A CNN reporter contacted a couple of experts to decode the whole mess,. Laurie Levenson, who teaches law at Loyola (Los Angeles) University, told the reporter, “Sodomy, rape, and anal intercourse are not easy words for men, especially jocks, to verbalize, and they may become particularly reluctant when they are speaking to authority figures.”

Another expert, Dr. Chuck Williams of Drexel University said, “Being uncomfortable with the subject matter could have led all men involved to minimize the Sandusky mess and avoid confronting it head on.”

Man alive! This whole stinking tale becomes more rancid by the moment. One weekend we’re being told Joe Paterno was one of god’s “greatest gifts to the world,” (by a Catholic priest, no less) and the next we hear that god’s gift is too squeamish to blow the whistle on a child sodomizer.

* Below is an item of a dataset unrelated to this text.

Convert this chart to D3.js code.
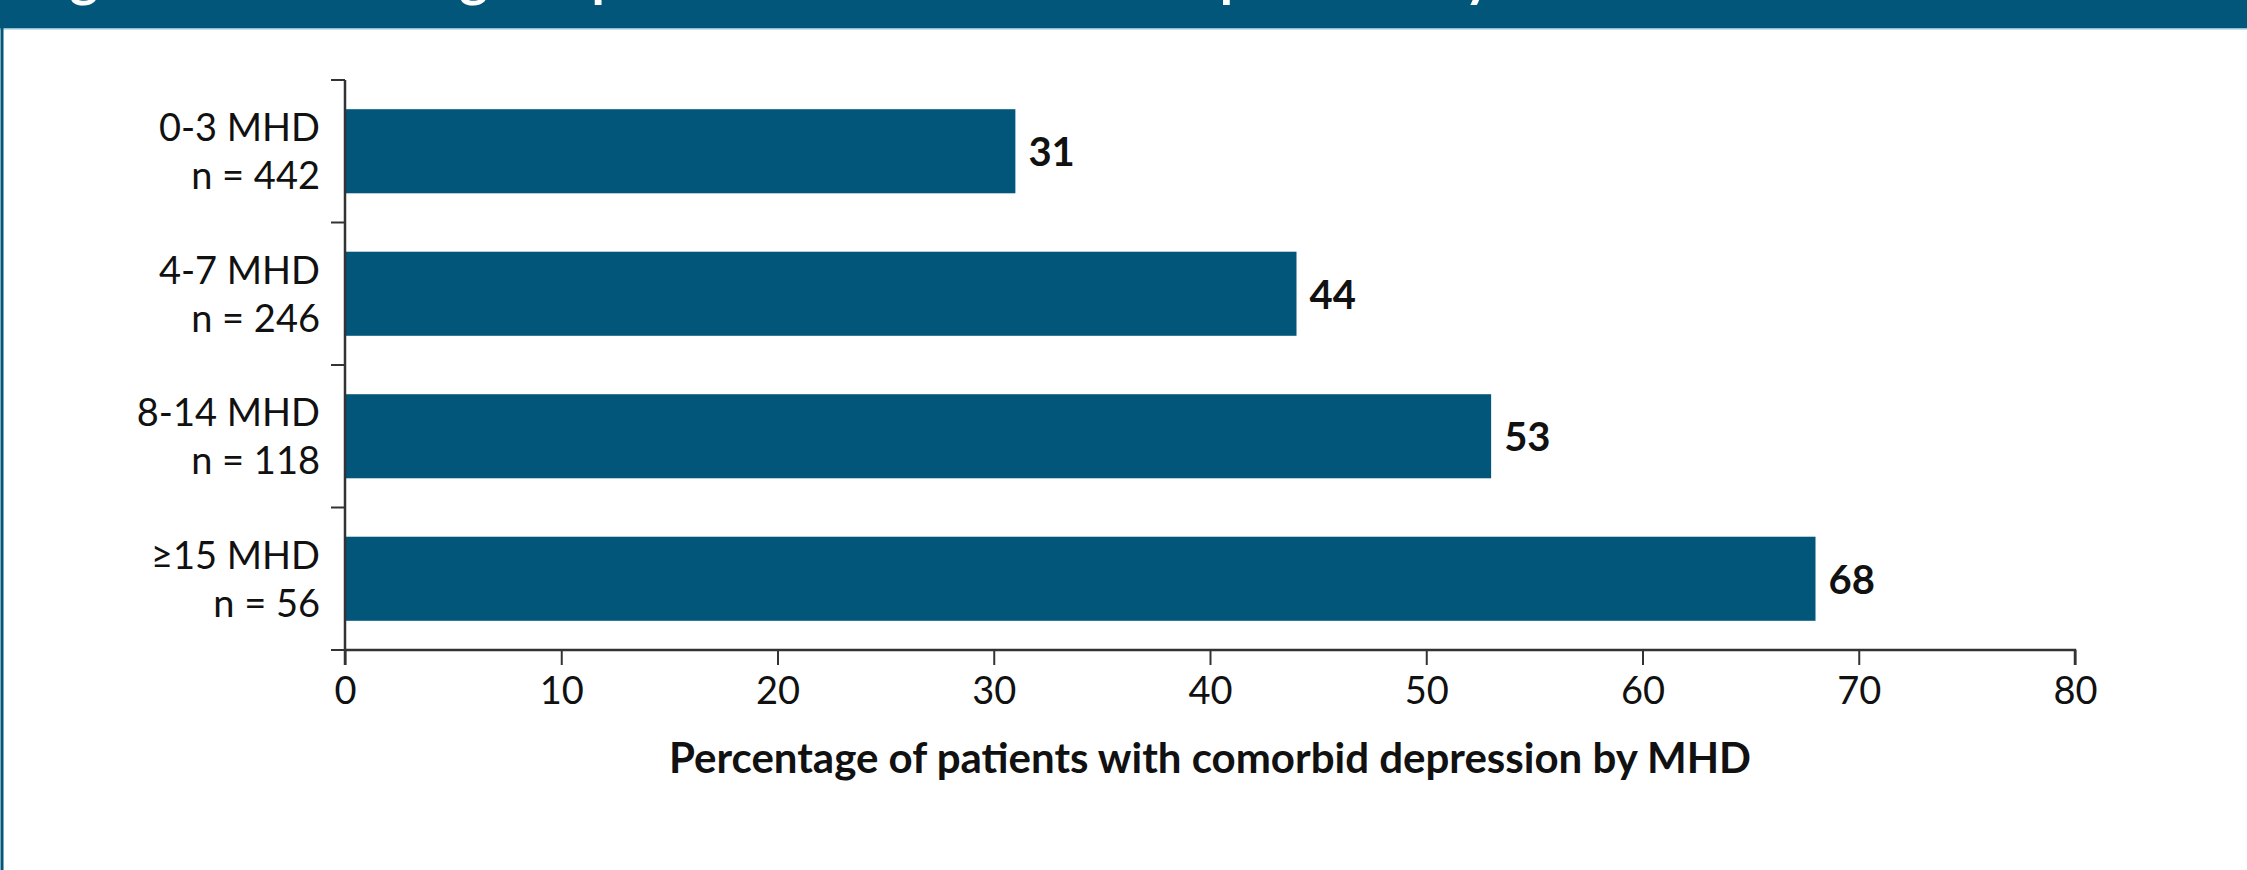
<!DOCTYPE html>
<html>
<head>
<meta charset="utf-8">
<script src="https://cdn.jsdelivr.net/npm/d3@7"></script>
<style>
  html, body { margin: 0; padding: 0; background: #ffffff; }
  svg { display: block; }
</style>
</head>
<body>
<svg id="chart" width="2247" height="870"></svg>
<script>
// Comorbid depression by monthly headache days (MHD)
const categories = ["0-3 MHD", "4-7 MHD", "8-14 MHD", "\u226515 MHD"];
const sampleSizes = ["n = 442", "n = 246", "n = 118", "n = 56"];
const percentages = [31, 44, 53, 68];
const xTicks = [0, 10, 20, 30, 40, 50, 60, 70, 80];
const figureTitle = "Figure 1. Percentage of patients with comorbid depression by MHD";
const axisTitle = "Percentage of patients with comorbid depression by MHD";

const W = 2247, H = 870;
const brand = "#02567a";
const ink = "#111111";
const axisInk = "#333333";
const font = "Lato, 'Open Sans', sans-serif";

const svg = d3.select("#chart");

// Page frame: header band, its light rule and the left border
svg.append("rect").attr("x", 0).attr("y", 0).attr("width", W).attr("height", 28).attr("fill", brand);
svg.append("rect").attr("x", 0).attr("y", 28).attr("width", W).attr("height", 1.5).attr("fill", "#93bfd6");
svg.append("rect").attr("x", 0.5).attr("y", 0).attr("width", 3).attr("height", H).attr("fill", brand);

// Figure title sits in the header, mostly above the top edge
const titleText = svg.append("text")
  .attr("x", 0).attr("y", -4)
  .attr("font-family", font).attr("font-weight", 700).attr("font-size", 40)
  .attr("fill", "#ffffff")
  .text(figureTitle);
{
  const node = titleText.node();
  const g2 = node.getExtentOfChar(2);
  const p49 = node.getExtentOfChar(49);
  const span = (p49.x) - (g2.x + g2.width / 2);
  const k = (1220 - 84) / span;
  titleText.attr("font-size", 40 * k);
  const g2b = node.getExtentOfChar(2);
  titleText.attr("x", 84 - (g2b.x + g2b.width / 2));
}

// Plot area
const x0 = 345, x1 = 2075, yTop = 80, yBot = 650;

const x = d3.scaleLinear().domain([0, 80]).range([x0, x1]);
const y = d3.scaleBand().domain(categories).range([yTop, yBot]).paddingInner(0.41).paddingOuter(0.205);
const step = y.step();

// Bars
svg.append("g").selectAll("rect")
  .data(categories)
  .join("rect")
  .attr("x", x(0))
  .attr("y", d => y(d))
  .attr("width", (d, i) => x(percentages[i]) - x(0))
  .attr("height", y.bandwidth())
  .attr("fill", brand);

// Value labels
svg.append("g").selectAll("text")
  .data(categories)
  .join("text")
  .attr("x", (d, i) => x(percentages[i]) + 13)
  .attr("y", d => y(d) + y.bandwidth() / 2 + 15)
  .attr("font-family", font).attr("font-weight", 700).attr("font-size", 40)
  .attr("fill", ink)
  .text((d, i) => percentages[i]);

// X axis
const xAxis = d3.axisBottom(x).tickValues(xTicks).tickSize(15).tickPadding(12).tickFormat(d3.format("d"));
const gx = svg.append("g").attr("transform", `translate(0,${yBot})`).call(xAxis);
gx.select(".domain").attr("stroke", axisInk).attr("stroke-width", 2.5).attr("d", `M${x0},0H${x1}V15`);
gx.selectAll(".tick line").attr("stroke", axisInk).attr("stroke-width", 2);
gx.selectAll(".tick text")
  .attr("font-family", font).attr("font-weight", 400).attr("font-size", 38)
  .attr("fill", ink).attr("dy", "0.71em");

// Y axis: ticks on the band boundaries, labels in two lines per band
const bounds = d3.range(categories.length + 1).map(i => yTop + i * step);
const gy = svg.append("g");
gy.append("line").attr("x1", x0).attr("x2", x0).attr("y1", yTop).attr("y2", yBot + 15)
  .attr("stroke", axisInk).attr("stroke-width", 2.5);
gy.selectAll("line.tick")
  .data(bounds)
  .join("line").attr("class", "tick")
  .attr("x1", x0 - 14).attr("x2", x0)
  .attr("y1", d => d).attr("y2", d => d)
  .attr("stroke", axisInk).attr("stroke-width", 2);

const labels = gy.selectAll("text")
  .data(categories)
  .join("text")
  .attr("text-anchor", "end")
  .attr("font-family", font).attr("font-weight", 400).attr("font-size", 38)
  .attr("fill", ink);
labels.append("tspan")
  .attr("x", x0 - 25)
  .attr("y", d => y(d) + y.bandwidth() / 2 - 10)
  .text(d => d);
labels.append("tspan")
  .attr("x", x0 - 25)
  .attr("y", d => y(d) + y.bandwidth() / 2 + 38)
  .text((d, i) => sampleSizes[i]);

// Axis title
svg.append("text")
  .attr("x", (x0 + x1) / 2)
  .attr("y", 773)
  .attr("text-anchor", "middle")
  .attr("font-family", font).attr("font-weight", 700).attr("font-size", 42)
  .attr("fill", ink)
  .text(axisTitle);
</script>
</body>
</html>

A former Penn State quarterback called Paterno “the most extraordinary person I know.” But JoePa was not extraordinary enough to say a phrase like “My assistant saw Jerry Sandusky penetrating the anus of a child with his penis.”

There. I just said it. And no one’s calling me extraordinary.

Paterno even had a hard time telling police investigators and prosecutors what he’d heard. His testimony to the grand jury showed a man afraid to say dirty words.

Everyone involved made a choice: don’t say too much because talking about it is icky. The fact that at least one ten-year-old kid had his anus forcibly dilated to an approximate width of two inches did not at all enter into the equation.

Perhaps the best account of this ugly tale was written by Buzz Bissinger, the author of “Friday Night Lights,” in the November 10th edition of The Daily Beast. He wrote, “[W]e need to stop the daintiness and describe the alleged offenses for what they truly are in the vernacular to somehow try to capture the monstrousness. Not anal intercourse or oral sex, which sounds clinical, but butt-fucking and blowjobs and cock-grabbing and pants-groping and other assorted acts that the 67-year-old Sandusky allegedly inflicted on [the victims].”

Big time college sports guys can run fast, jump high, throw balls long distances, or plot out clever plays. But if they’re too grossed out to save a kid from being ravaged, they’re neither brave nor strong.

And they certainly aren’t god’s gift.